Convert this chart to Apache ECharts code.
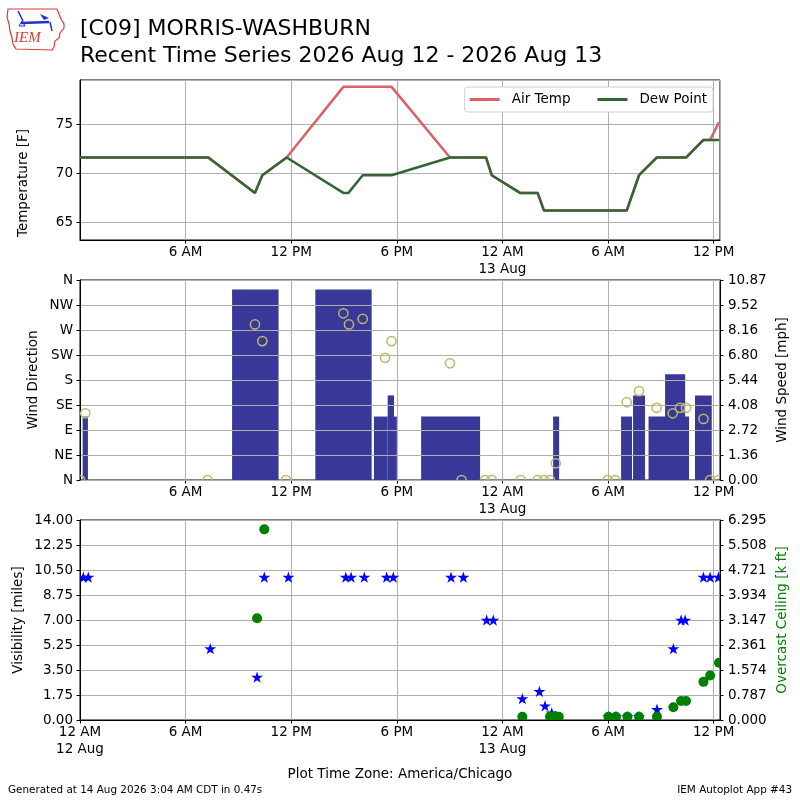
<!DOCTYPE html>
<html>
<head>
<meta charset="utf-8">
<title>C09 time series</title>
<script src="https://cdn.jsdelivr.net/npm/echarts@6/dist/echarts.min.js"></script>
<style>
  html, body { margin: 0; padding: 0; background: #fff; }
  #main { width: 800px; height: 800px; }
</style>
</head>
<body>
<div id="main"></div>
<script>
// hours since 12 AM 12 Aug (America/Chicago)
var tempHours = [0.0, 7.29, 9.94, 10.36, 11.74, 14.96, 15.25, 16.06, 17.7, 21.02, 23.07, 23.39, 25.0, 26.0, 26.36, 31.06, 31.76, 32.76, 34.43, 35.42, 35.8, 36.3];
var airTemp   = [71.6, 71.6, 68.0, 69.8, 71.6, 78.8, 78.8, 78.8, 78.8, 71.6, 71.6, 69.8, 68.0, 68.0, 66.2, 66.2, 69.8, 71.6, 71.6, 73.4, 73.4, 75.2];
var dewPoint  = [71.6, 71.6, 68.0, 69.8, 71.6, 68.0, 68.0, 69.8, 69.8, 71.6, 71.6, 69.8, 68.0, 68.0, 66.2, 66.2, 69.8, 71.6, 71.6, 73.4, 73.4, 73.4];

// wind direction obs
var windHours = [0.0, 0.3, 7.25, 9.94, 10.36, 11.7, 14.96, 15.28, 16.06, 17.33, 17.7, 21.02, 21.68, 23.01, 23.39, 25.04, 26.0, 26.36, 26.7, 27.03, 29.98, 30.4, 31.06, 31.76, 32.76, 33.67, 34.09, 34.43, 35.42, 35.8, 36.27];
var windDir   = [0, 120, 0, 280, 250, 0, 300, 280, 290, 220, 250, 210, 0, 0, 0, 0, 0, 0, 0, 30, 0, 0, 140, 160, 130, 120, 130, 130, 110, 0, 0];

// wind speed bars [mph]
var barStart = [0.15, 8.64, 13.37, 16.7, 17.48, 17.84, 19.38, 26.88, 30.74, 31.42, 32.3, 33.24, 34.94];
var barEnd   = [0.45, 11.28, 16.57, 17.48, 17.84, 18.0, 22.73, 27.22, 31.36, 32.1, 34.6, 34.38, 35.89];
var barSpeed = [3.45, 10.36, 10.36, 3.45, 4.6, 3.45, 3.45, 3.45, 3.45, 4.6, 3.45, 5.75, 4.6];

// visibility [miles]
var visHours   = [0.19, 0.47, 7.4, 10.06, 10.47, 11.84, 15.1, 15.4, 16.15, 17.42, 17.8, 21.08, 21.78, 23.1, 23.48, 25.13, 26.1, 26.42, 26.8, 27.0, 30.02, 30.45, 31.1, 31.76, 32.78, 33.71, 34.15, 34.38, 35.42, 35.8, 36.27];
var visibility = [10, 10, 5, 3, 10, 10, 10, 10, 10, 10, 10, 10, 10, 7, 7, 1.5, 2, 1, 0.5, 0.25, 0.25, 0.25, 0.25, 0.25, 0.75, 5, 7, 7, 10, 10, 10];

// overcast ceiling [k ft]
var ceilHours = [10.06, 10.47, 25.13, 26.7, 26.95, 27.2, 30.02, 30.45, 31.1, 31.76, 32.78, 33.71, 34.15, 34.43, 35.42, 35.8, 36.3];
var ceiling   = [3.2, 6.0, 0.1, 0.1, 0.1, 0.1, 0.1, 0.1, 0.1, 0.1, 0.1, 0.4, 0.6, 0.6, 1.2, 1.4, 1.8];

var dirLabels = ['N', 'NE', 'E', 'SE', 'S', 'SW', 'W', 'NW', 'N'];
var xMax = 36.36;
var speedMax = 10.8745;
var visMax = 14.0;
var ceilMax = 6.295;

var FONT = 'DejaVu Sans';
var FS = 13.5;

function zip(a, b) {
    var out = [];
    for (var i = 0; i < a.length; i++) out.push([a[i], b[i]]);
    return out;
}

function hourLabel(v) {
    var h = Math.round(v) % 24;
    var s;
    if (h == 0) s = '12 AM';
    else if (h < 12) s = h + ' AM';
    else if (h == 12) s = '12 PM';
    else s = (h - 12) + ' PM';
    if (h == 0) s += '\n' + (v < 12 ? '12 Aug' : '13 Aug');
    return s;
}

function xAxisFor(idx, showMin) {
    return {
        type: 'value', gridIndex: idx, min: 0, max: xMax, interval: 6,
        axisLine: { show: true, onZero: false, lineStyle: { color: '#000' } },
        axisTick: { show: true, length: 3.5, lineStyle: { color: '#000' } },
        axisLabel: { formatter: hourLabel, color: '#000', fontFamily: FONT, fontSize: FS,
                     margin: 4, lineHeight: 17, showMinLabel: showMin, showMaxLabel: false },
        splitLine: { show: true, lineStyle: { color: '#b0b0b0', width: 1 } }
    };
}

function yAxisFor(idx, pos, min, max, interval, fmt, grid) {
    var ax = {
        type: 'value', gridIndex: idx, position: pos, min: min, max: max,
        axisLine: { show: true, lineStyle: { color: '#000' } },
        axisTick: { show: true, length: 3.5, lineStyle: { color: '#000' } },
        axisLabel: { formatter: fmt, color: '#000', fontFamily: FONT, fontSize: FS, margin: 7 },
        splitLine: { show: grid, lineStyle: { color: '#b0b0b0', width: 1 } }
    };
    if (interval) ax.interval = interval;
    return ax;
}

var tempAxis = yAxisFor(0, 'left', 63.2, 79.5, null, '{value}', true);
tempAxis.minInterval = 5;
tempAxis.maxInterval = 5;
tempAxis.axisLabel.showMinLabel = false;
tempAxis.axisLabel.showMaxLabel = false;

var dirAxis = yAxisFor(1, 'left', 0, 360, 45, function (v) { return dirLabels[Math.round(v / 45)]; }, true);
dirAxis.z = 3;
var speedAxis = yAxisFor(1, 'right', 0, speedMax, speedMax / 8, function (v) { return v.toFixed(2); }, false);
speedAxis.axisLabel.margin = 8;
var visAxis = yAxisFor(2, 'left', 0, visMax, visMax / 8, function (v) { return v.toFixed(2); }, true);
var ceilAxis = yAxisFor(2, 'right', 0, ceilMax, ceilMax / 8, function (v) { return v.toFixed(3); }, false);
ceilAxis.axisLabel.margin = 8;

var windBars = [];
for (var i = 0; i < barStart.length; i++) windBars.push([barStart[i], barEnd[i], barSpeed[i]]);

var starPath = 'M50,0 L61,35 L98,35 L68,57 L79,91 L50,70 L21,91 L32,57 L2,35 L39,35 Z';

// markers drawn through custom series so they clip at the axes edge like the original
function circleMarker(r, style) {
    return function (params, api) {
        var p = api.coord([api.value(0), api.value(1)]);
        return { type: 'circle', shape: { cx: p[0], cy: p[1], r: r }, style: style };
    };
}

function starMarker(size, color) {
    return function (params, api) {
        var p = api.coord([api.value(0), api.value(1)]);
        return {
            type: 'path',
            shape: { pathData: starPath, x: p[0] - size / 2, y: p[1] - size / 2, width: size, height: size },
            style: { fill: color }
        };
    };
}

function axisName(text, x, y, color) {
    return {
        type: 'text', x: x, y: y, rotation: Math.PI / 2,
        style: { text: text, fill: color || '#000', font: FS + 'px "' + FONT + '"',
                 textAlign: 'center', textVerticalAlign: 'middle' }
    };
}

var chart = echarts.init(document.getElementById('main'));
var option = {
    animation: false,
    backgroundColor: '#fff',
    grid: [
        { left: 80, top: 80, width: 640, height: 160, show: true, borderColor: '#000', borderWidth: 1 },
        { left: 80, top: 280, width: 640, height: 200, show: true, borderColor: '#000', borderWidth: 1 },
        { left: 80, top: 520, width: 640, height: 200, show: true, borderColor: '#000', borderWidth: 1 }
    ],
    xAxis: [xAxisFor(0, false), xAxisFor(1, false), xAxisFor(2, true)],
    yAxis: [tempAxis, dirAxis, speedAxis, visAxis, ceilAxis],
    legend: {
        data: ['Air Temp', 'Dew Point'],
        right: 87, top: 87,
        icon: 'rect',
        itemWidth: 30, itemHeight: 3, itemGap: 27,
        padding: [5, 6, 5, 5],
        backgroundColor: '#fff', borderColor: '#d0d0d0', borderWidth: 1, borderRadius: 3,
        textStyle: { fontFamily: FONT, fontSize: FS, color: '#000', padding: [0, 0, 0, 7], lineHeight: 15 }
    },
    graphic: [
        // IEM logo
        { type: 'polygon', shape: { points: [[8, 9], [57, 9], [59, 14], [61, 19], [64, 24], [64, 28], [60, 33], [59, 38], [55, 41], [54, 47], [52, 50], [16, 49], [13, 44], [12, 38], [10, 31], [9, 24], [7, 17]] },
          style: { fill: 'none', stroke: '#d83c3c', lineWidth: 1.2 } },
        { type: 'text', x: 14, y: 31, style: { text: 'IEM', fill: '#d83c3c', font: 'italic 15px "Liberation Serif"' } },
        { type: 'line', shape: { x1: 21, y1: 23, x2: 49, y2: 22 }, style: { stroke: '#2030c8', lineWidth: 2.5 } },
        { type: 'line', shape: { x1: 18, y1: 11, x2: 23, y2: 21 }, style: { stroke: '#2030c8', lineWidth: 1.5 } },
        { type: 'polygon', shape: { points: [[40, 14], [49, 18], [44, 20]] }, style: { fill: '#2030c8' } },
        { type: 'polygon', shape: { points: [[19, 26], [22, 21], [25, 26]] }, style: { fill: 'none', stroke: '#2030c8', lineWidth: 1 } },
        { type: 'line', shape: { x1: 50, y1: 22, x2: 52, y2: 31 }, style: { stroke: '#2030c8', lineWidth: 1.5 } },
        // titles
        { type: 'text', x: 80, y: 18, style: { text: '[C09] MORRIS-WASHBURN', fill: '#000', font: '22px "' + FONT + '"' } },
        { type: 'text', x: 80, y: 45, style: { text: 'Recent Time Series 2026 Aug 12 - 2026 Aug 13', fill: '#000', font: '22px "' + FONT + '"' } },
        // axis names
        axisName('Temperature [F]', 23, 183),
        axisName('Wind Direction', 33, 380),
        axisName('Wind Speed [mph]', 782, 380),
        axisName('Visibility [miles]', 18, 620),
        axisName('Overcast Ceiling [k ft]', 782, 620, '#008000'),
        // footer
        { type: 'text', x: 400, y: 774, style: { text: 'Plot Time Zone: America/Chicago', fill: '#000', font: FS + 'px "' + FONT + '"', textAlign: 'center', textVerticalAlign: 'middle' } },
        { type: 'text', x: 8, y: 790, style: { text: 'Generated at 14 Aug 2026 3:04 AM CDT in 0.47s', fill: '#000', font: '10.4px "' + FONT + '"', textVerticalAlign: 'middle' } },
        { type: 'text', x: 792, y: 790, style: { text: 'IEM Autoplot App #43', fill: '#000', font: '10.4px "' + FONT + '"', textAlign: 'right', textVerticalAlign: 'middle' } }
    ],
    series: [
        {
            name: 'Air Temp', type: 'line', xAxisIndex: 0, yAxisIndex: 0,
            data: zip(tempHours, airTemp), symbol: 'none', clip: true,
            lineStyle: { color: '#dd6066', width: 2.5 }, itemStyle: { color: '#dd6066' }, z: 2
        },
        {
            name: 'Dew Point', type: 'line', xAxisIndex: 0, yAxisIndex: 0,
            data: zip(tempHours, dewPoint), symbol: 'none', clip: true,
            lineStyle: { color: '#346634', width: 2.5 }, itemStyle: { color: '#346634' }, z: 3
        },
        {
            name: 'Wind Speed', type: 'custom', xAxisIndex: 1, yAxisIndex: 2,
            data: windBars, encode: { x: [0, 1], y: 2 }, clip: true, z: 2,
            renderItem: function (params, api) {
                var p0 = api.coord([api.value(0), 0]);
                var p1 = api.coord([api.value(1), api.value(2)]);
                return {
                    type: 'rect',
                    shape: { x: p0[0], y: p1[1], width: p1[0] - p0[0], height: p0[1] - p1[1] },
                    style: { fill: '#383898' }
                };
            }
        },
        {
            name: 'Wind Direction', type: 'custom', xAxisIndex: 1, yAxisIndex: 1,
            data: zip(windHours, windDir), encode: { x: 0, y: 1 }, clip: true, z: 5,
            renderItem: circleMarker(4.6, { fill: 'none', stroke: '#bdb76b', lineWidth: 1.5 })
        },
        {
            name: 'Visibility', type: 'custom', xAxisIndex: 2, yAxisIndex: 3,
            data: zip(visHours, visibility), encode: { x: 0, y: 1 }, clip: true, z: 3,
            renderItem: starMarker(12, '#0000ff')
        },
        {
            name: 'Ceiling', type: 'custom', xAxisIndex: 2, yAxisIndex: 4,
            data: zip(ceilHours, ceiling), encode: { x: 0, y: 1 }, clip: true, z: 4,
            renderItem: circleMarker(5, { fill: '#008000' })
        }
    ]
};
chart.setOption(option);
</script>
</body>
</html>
==========
[PROMPT] Exactly as written, please give again the lines from the beginning of the listing through the line containing "73.4, 73.4, 73.4];", inclusive, without any pictures.

[SOLUTION FOR THIS EXERCISE]
Convert this chart to Apache ECharts code.
<!DOCTYPE html>
<html>
<head>
<meta charset="utf-8">
<title>C09 time series</title>
<script src="https://cdn.jsdelivr.net/npm/echarts@6/dist/echarts.min.js"></script>
<style>
  html, body { margin: 0; padding: 0; background: #fff; }
  #main { width: 800px; height: 800px; }
</style>
</head>
<body>
<div id="main"></div>
<script>
// hours since 12 AM 12 Aug (America/Chicago)
var tempHours = [0.0, 7.29, 9.94, 10.36, 11.74, 14.96, 15.25, 16.06, 17.7, 21.02, 23.07, 23.39, 25.0, 26.0, 26.36, 31.06, 31.76, 32.76, 34.43, 35.42, 35.8, 36.3];
var airTemp   = [71.6, 71.6, 68.0, 69.8, 71.6, 78.8, 78.8, 78.8, 78.8, 71.6, 71.6, 69.8, 68.0, 68.0, 66.2, 66.2, 69.8, 71.6, 71.6, 73.4, 73.4, 75.2];
var dewPoint  = [71.6, 71.6, 68.0, 69.8, 71.6, 68.0, 68.0, 69.8, 69.8, 71.6, 71.6, 69.8, 68.0, 68.0, 66.2, 66.2, 69.8, 71.6, 71.6, 73.4, 73.4, 73.4];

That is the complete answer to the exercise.